I do not know what is going on among the colleges and universities that they are turning out graduates who cannot pass basic exams. Given the fact that so much social engineering happens at the collegiate level today, it’s anybody’s guess really. Few institutions of higher learning have a both sides out there attitude. For the most part, colleges and universities are grossly liberal in their teachings. Over decades, this impacts how students think.

The bottom line is that we must educate aspiring teachers to know their subject or subjects and to know them well. Can you look back and name a particular teacher who had a profound influence on your life? I know that I can. In fact, I can name more than one — but among different disciplines. Hazel Ford was my fourth grade teacher, and I can still remember some of her phonics drills — not bad for 65 years later!

In high school Ray Hinshaw inspired a love for history fostered by my mother and Lawrence “Boots” Thompson engendered a high respect for mathematics and science. I was more of a wordsmith than a scientist, but Mr Thompson’s extra help boosted my grades to a solid A despite my trepidation.
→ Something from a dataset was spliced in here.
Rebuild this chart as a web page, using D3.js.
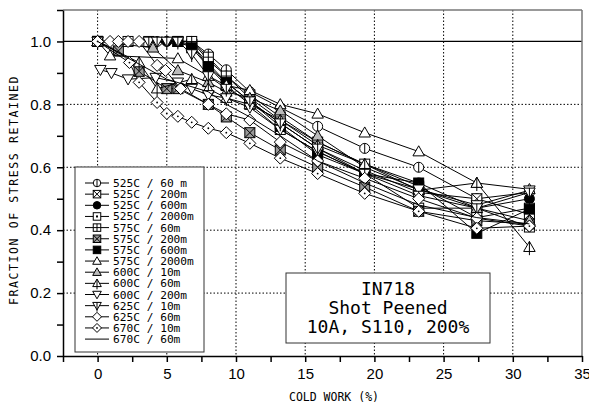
<!DOCTYPE html>
<html><head><meta charset="utf-8">
<script src="https://cdn.jsdelivr.net/npm/d3@7"></script>
<style>
body{margin:0;background:#fff}
svg{display:block}
.mono{font-family:"DejaVu Sans Mono",monospace}
.tick text{font-family:"Liberation Sans",Arial,sans-serif;font-size:15px;fill:#000}
</style></head><body>
<script>
// series names, marker styles and values
const seriesLabels = ["525C / 60 m","525C / 200m","525C / 600m","525C / 2000m","575C / 60m","575C / 200m","575C / 600m","575C / 2000m","600C / 10m","600C / 60m","600C / 200m","625C / 10m","625C / 60m","670C / 10m","670C / 60m"]
const seriesMarkers = ["circleV","sqX","circleFill","sqDot","sqPlus","sqXDark","sqFill","tri","triGray","triV","triDown","triDownV","diamond","diamondDot","none"]
const seriesX = [
  [0, 4.3, 6.8, 8.0, 9.3, 11.0, 13.2, 15.9, 19.3, 23.2, 27.4, 31.2],
  [0, 5.8, 6.8, 8.0, 9.3, 11.0, 13.2, 15.9, 19.3, 23.2, 27.4, 31.2],
  [0, 5.0, 6.8, 8.0, 9.3, 11.0, 13.2, 15.9, 19.3, 23.2, 27.4, 31.2],
  [0, 3.7, 6.8, 8.0, 9.3, 11.0, 13.2, 15.9, 19.3, 23.2, 27.4, 31.2],
  [0, 2.2, 6.8, 8.0, 9.3, 11.0, 13.2, 15.9, 19.3, 23.2, 27.4, 31.2],
  [0, 1.5, 3.0, 5.0, 5.8, 8.0, 9.3, 11.0, 13.2, 15.9, 19.3, 23.2, 27.4, 31.2],
  [0, 5.8, 6.8, 8.0, 9.3, 11.0, 13.2, 15.9, 19.3, 23.2, 27.4, 31.2],
  [0, 0.9, 5.8, 8.0, 9.3, 11.0, 13.2, 15.9, 19.3, 23.2, 27.4, 31.2],
  [0, 4.0, 5.8, 8.0, 9.3, 11.0, 13.2, 15.9, 19.3, 23.2, 27.4, 31.2],
  [0, 3.0, 4.3, 6.8, 8.0, 9.3, 11.0, 13.2, 15.9, 19.3, 23.2, 27.4, 31.2],
  [0.2, 1.0, 2.2, 4.2, 5.8, 6.8, 8.0, 9.3, 11.0, 13.2, 15.9, 19.3, 23.2, 27.4, 31.2],
  [0, 3.7, 4.3, 5.0, 5.8, 6.8, 8.0, 9.3, 11.0, 13.2, 15.9, 19.3, 23.2, 27.4, 31.2],
  [0, 0.9, 1.5, 2.2, 3.0, 4.3, 4.9, 6.0, 8.0, 9.3, 11.0, 13.2, 15.9, 19.3, 23.2, 27.4, 31.2],
  [0, 2.3, 3.0, 4.3, 5.0, 5.8, 6.8, 8.0, 9.3, 11.0, 13.2, 15.9, 19.3, 23.2, 27.4, 31.2],
  [0, 5.0, 8.0, 9.3, 11.0, 13.2, 15.9, 19.3, 23.2, 27.4, 31.2]
]
const seriesY = [
  [1.0, 1.0, 1.0, 0.96, 0.91, 0.84, 0.79, 0.73, 0.66, 0.60, 0.50, 0.52],
  [1.0, 1.0, 0.99, 0.93, 0.87, 0.81, 0.74, 0.66, 0.59, 0.52, 0.50, 0.45],
  [1.0, 1.0, 1.0, 0.94, 0.89, 0.82, 0.75, 0.68, 0.61, 0.55, 0.47, 0.50],
  [1.0, 1.0, 0.99, 0.92, 0.86, 0.80, 0.72, 0.65, 0.58, 0.47, 0.47, 0.41],
  [1.0, 1.0, 1.0, 0.95, 0.89, 0.83, 0.76, 0.68, 0.61, 0.54, 0.44, 0.47],
  [1.0, 0.97, 0.905, 0.85, 0.85, 0.80, 0.76, 0.71, 0.655, 0.60, 0.537, 0.46, 0.43, 0.42],
  [1.0, 1.0, 0.98, 0.92, 0.87, 0.81, 0.73, 0.64, 0.58, 0.55, 0.39, 0.467],
  [1.0, 0.955, 0.946, 0.89, 0.86, 0.845, 0.80, 0.77, 0.71, 0.65, 0.55, 0.53],
  [1.0, 0.98, 0.908, 0.87, 0.84, 0.82, 0.78, 0.70, 0.60, 0.53, 0.47, 0.43],
  [1.0, 0.933, 0.85, 0.88, 0.85, 0.82, 0.80, 0.75, 0.67, 0.61, 0.527, 0.55, 0.346],
  [0.91, 0.90, 0.88, 0.885, 0.87, 0.85, 0.83, 0.82, 0.79, 0.72, 0.65, 0.58, 0.53, 0.48, 0.527],
  [1.0, 1.0, 1.0, 1.0, 1.0, 0.96, 0.89, 0.85, 0.81, 0.74, 0.66, 0.58, 0.51, 0.47, 0.52],
  [1.0, 1.0, 1.0, 1.0, 1.0, 0.924, 0.908, 0.85, 0.80, 0.77, 0.75, 0.68, 0.62, 0.565, 0.50, 0.438, 0.413],
  [1.0, 0.933, 0.87, 0.806, 0.771, 0.762, 0.743, 0.724, 0.71, 0.676, 0.629, 0.58, 0.517, 0.46, 0.406, 0.413],
  [1.0, 0.88, 0.84, 0.80, 0.76, 0.70, 0.62, 0.55, 0.48, 0.44, 0.42]
]
const xTicks = d3.range(-2.5, 35.01, 2.5)
const yTicks = d3.range(0, 1.101, 0.1)
const xGrid = [0, 5, 10, 15, 20, 25, 30]
const yGrid = [0.2, 0.4, 0.6, 0.8]
const noteLines = ["IN718", "Shot Peened", "10A, S110, 200%"]

const width = 589, height = 407
const pLeft = 63, pRight = 582, pTop = 10, pBottom = 356

const svg = d3.select("body").append("svg")
    .attr("width", width).attr("height", height)

const x = d3.scaleLinear().domain([-2.5, 35]).range([pLeft, pRight])
const y = d3.scaleLinear().domain([0, 1.1]).range([pBottom, pTop])

// grid
svg.append("g").selectAll("line").data(xGrid).join("line")
    .attr("x1", d => x(d)).attr("x2", d => x(d))
    .attr("y1", pTop).attr("y2", pBottom)
    .attr("stroke", "#000").attr("stroke-width", 1).attr("stroke-dasharray", "1.5,2")
svg.append("g").selectAll("line").data(yGrid).join("line")
    .attr("x1", pLeft).attr("x2", pRight)
    .attr("y1", d => y(d)).attr("y2", d => y(d))
    .attr("stroke", "#000").attr("stroke-width", 1).attr("stroke-dasharray", "1.5,2")
svg.append("line")
    .attr("x1", pLeft).attr("x2", pRight).attr("y1", y(1)).attr("y2", y(1))
    .attr("stroke", "#000").attr("stroke-width", 1.2)

// frame
svg.append("line").attr("x1", pLeft).attr("x2", pRight).attr("y1", pTop).attr("y2", pTop)
    .attr("stroke", "#777").attr("stroke-width", 1.5)
svg.append("line").attr("x1", pRight).attr("x2", pRight).attr("y1", pTop).attr("y2", pBottom)
    .attr("stroke", "#777").attr("stroke-width", 1.5)

function marker(g, type, s) {
  const h = s / 2
  const st = el => el.attr("stroke", "#000").attr("stroke-width", 1)
  const tri = (up) => {
    const a = h * 1.15, b = up ? 1 : -1
    return `M0,${-a * b}L${a},${a * 0.75 * b}L${-a},${a * 0.75 * b}Z`
  }
  if (type === "none") return
  if (type.startsWith("circle")) {
    st(g.append("circle").attr("r", h).attr("fill", type === "circleFill" ? "#000" : "#fff"))
    if (type === "circleV") st(g.append("line").attr("y1", -h).attr("y2", h))
  } else if (type.startsWith("sq")) {
    const fill = type === "sqFill" ? "#000" : type === "sqXDark" ? "#999" : "#fff"
    st(g.append("rect").attr("x", -h).attr("y", -h).attr("width", s).attr("height", s).attr("fill", fill))
    if (type === "sqX" || type === "sqXDark") {
      st(g.append("path").attr("d", `M${-h},${-h}L${h},${h}M${h},${-h}L${-h},${h}`))
    }
    if (type === "sqPlus") st(g.append("path").attr("d", `M0,${-h}V${h}M${-h},0H${h}`))
    if (type === "sqDot") g.append("rect").attr("x", -1).attr("y", -1).attr("width", 2).attr("height", 2)
  } else if (type.startsWith("triDown")) {
    st(g.append("path").attr("d", tri(false)).attr("fill", "#fff"))
    if (type === "triDownV") st(g.append("line").attr("y1", -h * 0.9).attr("y2", h * 1.6))
  } else if (type.startsWith("tri")) {
    st(g.append("path").attr("d", tri(true)).attr("fill", type === "triGray" ? "#bbb" : "#fff"))
    if (type === "triV") st(g.append("line").attr("y1", -h * 1.15).attr("y2", h * 1.6))
  } else if (type.startsWith("diamond")) {
    const a = h * 1.2
    st(g.append("path").attr("d", `M0,${-a}L${a},0L0,${a}L${-a},0Z`).attr("fill", "#fff"))
    if (type === "diamondDot") g.append("circle").attr("r", 0.9).attr("fill", "#000")
  }
}

// series: line first, then its markers
const line = d3.line().x(d => x(d[0])).y(d => y(d[1]))
seriesLabels.forEach((name, i) => {
  const pts = d3.zip(seriesX[i], seriesY[i])
  const g = svg.append("g")
  g.append("path").datum(pts)
      .attr("d", line).attr("fill", "none").attr("stroke", "#000").attr("stroke-width", 1)
  g.selectAll("g").data(pts).join("g")
      .attr("transform", d => `translate(${x(d[0])},${y(d[1])})`)
      .each(function() { marker(d3.select(this), seriesMarkers[i], 10) })
})

// axes
svg.append("g")
    .attr("transform", `translate(0,${pBottom})`)
    .call(d3.axisBottom(x).tickValues(xTicks).tickSize(6).tickSizeOuter(0).tickPadding(6)
      .tickFormat(d => d % 5 === 0 ? d3.format("d")(d) : ""))
    .call(g => g.selectAll("line,path").attr("stroke", "#000").attr("stroke-width", 1.5))
svg.append("g")
    .attr("transform", `translate(${pLeft},0)`)
    .call(d3.axisLeft(y).tickValues(yTicks).tickSize(6).tickSizeOuter(0).tickPadding(6)
      .tickFormat(d => Math.round(d * 10) % 2 === 0 ? d3.format(".1f")(d) : ""))
    .call(g => g.selectAll("line,path").attr("stroke", "#000").attr("stroke-width", 1.5))

// axis titles
svg.append("text").attr("class", "mono")
    .attr("transform", `translate(18,${(pTop + pBottom) / 2 + 7}) rotate(-90)`)
    .attr("text-anchor", "middle").attr("font-size", 11.5).attr("letter-spacing", 1.6)
    .text("FRACTION OF STRESS RETAINED")
svg.append("text").attr("class", "mono")
    .attr("x", 334).attr("y", 401)
    .attr("text-anchor", "middle").attr("font-size", 11.5)
    .text("COLD WORK (%)")

// legend
const lg = svg.append("g")
lg.append("rect").attr("x", 75).attr("y", 167).attr("width", 129).attr("height", 185)
    .attr("fill", "#fff").attr("stroke", "#333").attr("stroke-width", 1)
seriesLabels.forEach((name, i) => {
  const cy = 183 + i * 11.15
  lg.append("line").attr("x1", 85).attr("x2", 109).attr("y1", cy).attr("y2", cy)
      .attr("stroke", "#000").attr("stroke-width", 1)
  marker(lg.append("g").attr("transform", `translate(97,${cy})`), seriesMarkers[i], 7.5)
  lg.append("text").attr("class", "mono").attr("x", 113).attr("y", cy + 4)
      .attr("font-size", 11.2).text(name)
})

// note box
svg.append("rect").attr("x", 286).attr("y", 273).attr("width", 204).attr("height", 70)
    .attr("fill", "#fff").attr("stroke", "#333").attr("stroke-width", 1)
svg.append("g").selectAll("text").data(noteLines).join("text")
    .attr("class", "mono").attr("x", 388).attr("y", (d, i) => 295 + i * 19)
    .attr("text-anchor", "middle").attr("font-size", 18).text(d => d)
</script>
</body></html>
I can’t say that I retained all that information far beyond the classroom, but it did instill in me a determined study ethic that served me well — whether as an adult college student years later on as a researcher as I continues to pursue my career as an author and columnist.

There is no better way to sabotage the future than to hamper today’s students. If we are turning out education majors who are minor in achievement, we are in a really bad spot.

Don’t get me started on some of the history curricula at the college level. I routinely stop in at college bookstores and peruse history textbooks. Over the past fifteen years, content has not improved. To say that it is stilted is to understate. If this kind of edited history is replicated at the middle and high school levels, then we should not be surprised that college students buy into the political correct crowd that derides America at every available opportunity. They do not know their country’s rich heritage of freedom and the struggle to achieve it, let alone respect for those who defend us. It is rare for recruiters to gain access to campus venues. How sad.

Firm subject grounding in history is critical. I know I have preached this before, but history is a series of red flags — warning signs, if you will. The failure to recognize the danger signals dooms a people to existential threats.

When our children and grandchildren are taught to consider how they feel over what they know, and we realize that what they know is far from accurate, the problem is highlighted. We need to push for seminal teaching basics — cursive writing, mathematics without a calculator, factual history, respect for the scientific method of inquiry, and personal responsibility.

Life is a challenge for everyone. Bad things happen. To think that college of students need a “safe place” to avoid any criticism is laughable. Get with it, folks. Keep score in children’s games. Games have winners and losers. The old adage, “sticks and stones” doesn’t ring true, yet we must encourage moxie in our kids. Peers can be cruel. Words do hurt, but knowing life is not fair better prepares a child to function in today’s world.

Involve yourself with your local school officials. Insist to see curricula. Ask if teacher examination scores are available to taxpayers. If WTHR is right, Indiana faces a real problem. It is one that cannot be ignored. Think about it.